### Data excerpt

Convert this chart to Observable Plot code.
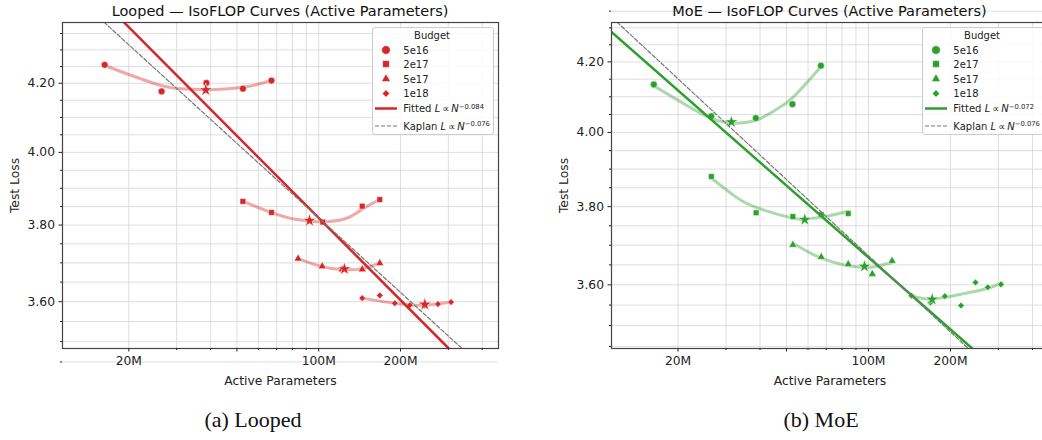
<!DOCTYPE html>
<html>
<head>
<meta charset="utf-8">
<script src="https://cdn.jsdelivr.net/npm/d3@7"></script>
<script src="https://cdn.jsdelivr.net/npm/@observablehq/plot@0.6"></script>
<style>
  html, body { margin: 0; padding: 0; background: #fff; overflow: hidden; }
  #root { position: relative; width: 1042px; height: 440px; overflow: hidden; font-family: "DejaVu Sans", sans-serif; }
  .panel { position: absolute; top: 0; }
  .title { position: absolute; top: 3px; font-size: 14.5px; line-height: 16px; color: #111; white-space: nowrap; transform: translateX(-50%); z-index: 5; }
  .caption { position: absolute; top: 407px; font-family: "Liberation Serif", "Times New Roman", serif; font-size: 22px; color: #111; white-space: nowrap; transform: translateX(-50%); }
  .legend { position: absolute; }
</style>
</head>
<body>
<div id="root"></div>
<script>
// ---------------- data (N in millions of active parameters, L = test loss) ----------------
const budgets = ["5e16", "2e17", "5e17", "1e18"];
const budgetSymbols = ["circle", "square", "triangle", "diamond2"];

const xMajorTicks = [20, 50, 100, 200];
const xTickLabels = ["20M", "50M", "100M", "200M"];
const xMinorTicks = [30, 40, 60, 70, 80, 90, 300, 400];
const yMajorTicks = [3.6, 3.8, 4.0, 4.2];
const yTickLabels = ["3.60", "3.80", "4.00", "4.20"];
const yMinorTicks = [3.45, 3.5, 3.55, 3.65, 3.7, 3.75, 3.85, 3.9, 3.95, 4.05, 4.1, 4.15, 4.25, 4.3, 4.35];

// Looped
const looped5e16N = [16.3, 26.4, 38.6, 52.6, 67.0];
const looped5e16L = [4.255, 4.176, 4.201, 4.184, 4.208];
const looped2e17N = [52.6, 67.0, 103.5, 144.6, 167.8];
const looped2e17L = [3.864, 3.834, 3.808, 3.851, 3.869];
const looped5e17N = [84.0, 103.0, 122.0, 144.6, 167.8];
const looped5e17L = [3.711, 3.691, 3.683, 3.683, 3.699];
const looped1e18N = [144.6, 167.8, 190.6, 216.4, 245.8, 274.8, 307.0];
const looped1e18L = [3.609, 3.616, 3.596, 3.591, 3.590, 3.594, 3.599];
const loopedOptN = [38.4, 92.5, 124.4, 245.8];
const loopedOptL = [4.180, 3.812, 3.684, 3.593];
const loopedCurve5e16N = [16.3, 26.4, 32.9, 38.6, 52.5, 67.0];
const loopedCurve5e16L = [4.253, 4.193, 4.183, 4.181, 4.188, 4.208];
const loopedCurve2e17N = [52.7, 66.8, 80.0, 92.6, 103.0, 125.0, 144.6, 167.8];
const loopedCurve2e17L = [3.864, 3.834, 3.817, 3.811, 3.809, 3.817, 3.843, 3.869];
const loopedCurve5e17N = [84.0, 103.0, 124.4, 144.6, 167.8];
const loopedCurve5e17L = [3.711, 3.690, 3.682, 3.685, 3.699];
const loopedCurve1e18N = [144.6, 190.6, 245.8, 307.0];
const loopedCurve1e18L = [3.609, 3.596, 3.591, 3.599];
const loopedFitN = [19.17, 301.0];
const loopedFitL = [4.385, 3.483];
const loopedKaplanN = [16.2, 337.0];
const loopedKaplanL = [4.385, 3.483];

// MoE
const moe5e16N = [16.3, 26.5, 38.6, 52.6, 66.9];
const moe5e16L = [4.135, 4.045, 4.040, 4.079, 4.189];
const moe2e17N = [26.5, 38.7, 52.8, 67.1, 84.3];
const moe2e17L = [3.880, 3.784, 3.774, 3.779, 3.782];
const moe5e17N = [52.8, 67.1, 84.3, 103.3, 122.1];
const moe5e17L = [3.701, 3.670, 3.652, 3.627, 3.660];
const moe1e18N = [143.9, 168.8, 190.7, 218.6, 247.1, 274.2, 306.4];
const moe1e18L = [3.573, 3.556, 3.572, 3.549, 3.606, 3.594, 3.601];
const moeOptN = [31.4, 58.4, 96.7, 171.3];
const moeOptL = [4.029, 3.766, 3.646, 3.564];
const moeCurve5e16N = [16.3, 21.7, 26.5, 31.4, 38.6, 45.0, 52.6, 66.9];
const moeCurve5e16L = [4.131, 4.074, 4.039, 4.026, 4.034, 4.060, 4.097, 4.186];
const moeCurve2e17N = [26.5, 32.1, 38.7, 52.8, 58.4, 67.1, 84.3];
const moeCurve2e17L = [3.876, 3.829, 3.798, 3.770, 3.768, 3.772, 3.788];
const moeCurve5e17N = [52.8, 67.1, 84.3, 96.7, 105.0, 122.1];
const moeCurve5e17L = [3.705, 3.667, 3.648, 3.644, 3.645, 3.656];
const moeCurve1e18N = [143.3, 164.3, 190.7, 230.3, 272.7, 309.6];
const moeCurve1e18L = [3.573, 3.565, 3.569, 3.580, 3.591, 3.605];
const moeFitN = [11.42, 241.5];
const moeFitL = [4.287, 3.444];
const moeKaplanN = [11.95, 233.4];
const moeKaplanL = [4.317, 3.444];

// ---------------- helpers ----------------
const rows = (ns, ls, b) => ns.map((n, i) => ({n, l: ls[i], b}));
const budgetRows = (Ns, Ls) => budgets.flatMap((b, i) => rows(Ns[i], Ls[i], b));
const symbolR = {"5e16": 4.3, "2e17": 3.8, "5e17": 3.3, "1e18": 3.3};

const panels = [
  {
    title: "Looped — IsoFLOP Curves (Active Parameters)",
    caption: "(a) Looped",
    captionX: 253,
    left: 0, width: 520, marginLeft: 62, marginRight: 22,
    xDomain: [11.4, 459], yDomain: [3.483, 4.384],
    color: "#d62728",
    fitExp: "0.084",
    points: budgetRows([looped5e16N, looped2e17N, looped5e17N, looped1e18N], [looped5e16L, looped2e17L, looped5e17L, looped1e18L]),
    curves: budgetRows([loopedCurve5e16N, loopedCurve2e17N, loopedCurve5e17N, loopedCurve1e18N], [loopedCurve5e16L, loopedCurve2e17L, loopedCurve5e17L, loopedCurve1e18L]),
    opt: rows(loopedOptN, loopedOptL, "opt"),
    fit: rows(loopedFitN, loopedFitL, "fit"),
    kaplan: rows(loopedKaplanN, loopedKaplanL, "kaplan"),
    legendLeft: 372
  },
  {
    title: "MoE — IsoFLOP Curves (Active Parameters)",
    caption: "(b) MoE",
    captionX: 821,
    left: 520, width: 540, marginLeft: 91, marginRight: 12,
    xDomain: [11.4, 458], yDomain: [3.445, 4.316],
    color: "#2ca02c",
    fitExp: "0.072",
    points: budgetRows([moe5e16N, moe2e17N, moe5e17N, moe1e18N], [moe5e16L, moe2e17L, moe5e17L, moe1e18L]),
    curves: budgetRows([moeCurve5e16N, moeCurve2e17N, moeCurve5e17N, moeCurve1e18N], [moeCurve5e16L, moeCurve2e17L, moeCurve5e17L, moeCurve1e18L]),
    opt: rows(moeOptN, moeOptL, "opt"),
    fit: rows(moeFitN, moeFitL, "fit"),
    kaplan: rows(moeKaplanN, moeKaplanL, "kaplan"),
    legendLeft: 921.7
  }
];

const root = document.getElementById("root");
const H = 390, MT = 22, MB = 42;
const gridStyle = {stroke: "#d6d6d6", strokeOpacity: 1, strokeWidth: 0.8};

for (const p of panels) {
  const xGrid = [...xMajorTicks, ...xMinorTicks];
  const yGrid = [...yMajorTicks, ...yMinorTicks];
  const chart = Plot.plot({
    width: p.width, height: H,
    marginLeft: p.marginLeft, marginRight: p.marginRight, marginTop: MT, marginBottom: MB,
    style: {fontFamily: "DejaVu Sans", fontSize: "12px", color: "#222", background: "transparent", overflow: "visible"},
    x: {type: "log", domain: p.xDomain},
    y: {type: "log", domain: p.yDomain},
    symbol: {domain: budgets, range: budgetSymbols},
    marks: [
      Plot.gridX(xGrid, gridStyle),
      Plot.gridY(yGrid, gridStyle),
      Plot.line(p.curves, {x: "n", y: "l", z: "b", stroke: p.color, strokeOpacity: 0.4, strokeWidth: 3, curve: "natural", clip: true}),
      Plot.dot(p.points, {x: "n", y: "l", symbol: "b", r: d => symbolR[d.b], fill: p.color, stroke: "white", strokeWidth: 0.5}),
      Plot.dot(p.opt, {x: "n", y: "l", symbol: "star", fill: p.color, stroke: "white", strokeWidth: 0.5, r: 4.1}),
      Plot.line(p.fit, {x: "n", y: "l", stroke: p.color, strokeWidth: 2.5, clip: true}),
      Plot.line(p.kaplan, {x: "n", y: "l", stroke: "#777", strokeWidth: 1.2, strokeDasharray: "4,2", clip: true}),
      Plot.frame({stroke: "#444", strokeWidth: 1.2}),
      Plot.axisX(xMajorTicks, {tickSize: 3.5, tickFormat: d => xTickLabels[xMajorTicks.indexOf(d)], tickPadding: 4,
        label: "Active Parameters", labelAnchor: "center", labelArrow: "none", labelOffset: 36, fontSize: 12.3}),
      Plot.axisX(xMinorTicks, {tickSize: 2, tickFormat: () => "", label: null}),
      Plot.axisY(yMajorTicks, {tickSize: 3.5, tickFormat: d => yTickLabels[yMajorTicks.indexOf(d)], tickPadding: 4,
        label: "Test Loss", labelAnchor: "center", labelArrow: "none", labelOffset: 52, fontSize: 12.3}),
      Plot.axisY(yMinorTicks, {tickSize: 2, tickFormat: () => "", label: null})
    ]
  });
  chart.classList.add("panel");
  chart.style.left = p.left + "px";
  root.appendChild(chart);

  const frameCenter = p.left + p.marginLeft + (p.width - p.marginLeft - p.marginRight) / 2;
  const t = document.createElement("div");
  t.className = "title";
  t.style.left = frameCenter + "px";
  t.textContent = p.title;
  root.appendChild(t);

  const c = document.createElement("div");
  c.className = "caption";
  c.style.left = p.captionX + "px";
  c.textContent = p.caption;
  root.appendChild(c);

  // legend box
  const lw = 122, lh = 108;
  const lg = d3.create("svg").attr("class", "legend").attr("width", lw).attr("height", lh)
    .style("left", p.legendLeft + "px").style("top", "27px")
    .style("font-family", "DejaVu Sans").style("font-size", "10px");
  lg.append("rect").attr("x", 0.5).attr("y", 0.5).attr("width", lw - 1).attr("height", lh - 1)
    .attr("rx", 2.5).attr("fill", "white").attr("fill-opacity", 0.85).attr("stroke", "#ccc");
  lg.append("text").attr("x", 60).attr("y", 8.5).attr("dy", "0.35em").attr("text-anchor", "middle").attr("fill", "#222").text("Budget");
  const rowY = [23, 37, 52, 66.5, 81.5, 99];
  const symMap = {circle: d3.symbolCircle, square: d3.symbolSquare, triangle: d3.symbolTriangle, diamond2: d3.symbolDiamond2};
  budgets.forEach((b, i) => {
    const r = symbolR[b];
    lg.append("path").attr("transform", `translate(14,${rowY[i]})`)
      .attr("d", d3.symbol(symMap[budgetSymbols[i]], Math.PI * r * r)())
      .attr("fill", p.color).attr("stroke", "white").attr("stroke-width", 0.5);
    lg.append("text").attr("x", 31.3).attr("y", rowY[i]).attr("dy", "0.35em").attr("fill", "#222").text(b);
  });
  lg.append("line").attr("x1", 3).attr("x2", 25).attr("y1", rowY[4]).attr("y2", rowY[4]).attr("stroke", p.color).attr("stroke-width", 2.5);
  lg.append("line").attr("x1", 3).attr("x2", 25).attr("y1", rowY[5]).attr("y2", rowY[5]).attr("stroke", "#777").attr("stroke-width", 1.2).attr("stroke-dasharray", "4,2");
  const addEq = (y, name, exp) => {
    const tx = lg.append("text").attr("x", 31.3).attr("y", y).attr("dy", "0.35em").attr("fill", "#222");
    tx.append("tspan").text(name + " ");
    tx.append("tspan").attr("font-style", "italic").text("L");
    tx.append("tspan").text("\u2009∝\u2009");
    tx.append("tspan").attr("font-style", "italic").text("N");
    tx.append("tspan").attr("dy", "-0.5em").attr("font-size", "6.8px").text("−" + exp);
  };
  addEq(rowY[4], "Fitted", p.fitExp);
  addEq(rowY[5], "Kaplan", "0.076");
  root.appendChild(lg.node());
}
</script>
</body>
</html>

### Given exercise
Begin at the first line of the data above and repeat each line exactly, stopping after the line containing "4.25, 4.3, 4.35];". Omit the pictures.

### Answer to this problem
Convert this chart to Observable Plot code.
<!DOCTYPE html>
<html>
<head>
<meta charset="utf-8">
<script src="https://cdn.jsdelivr.net/npm/d3@7"></script>
<script src="https://cdn.jsdelivr.net/npm/@observablehq/plot@0.6"></script>
<style>
  html, body { margin: 0; padding: 0; background: #fff; overflow: hidden; }
  #root { position: relative; width: 1042px; height: 440px; overflow: hidden; font-family: "DejaVu Sans", sans-serif; }
  .panel { position: absolute; top: 0; }
  .title { position: absolute; top: 3px; font-size: 14.5px; line-height: 16px; color: #111; white-space: nowrap; transform: translateX(-50%); z-index: 5; }
  .caption { position: absolute; top: 407px; font-family: "Liberation Serif", "Times New Roman", serif; font-size: 22px; color: #111; white-space: nowrap; transform: translateX(-50%); }
  .legend { position: absolute; }
</style>
</head>
<body>
<div id="root"></div>
<script>
// ---------------- data (N in millions of active parameters, L = test loss) ----------------
const budgets = ["5e16", "2e17", "5e17", "1e18"];
const budgetSymbols = ["circle", "square", "triangle", "diamond2"];

const xMajorTicks = [20, 50, 100, 200];
const xTickLabels = ["20M", "50M", "100M", "200M"];
const xMinorTicks = [30, 40, 60, 70, 80, 90, 300, 400];
const yMajorTicks = [3.6, 3.8, 4.0, 4.2];
const yTickLabels = ["3.60", "3.80", "4.00", "4.20"];
const yMinorTicks = [3.45, 3.5, 3.55, 3.65, 3.7, 3.75, 3.85, 3.9, 3.95, 4.05, 4.1, 4.15, 4.25, 4.3, 4.35];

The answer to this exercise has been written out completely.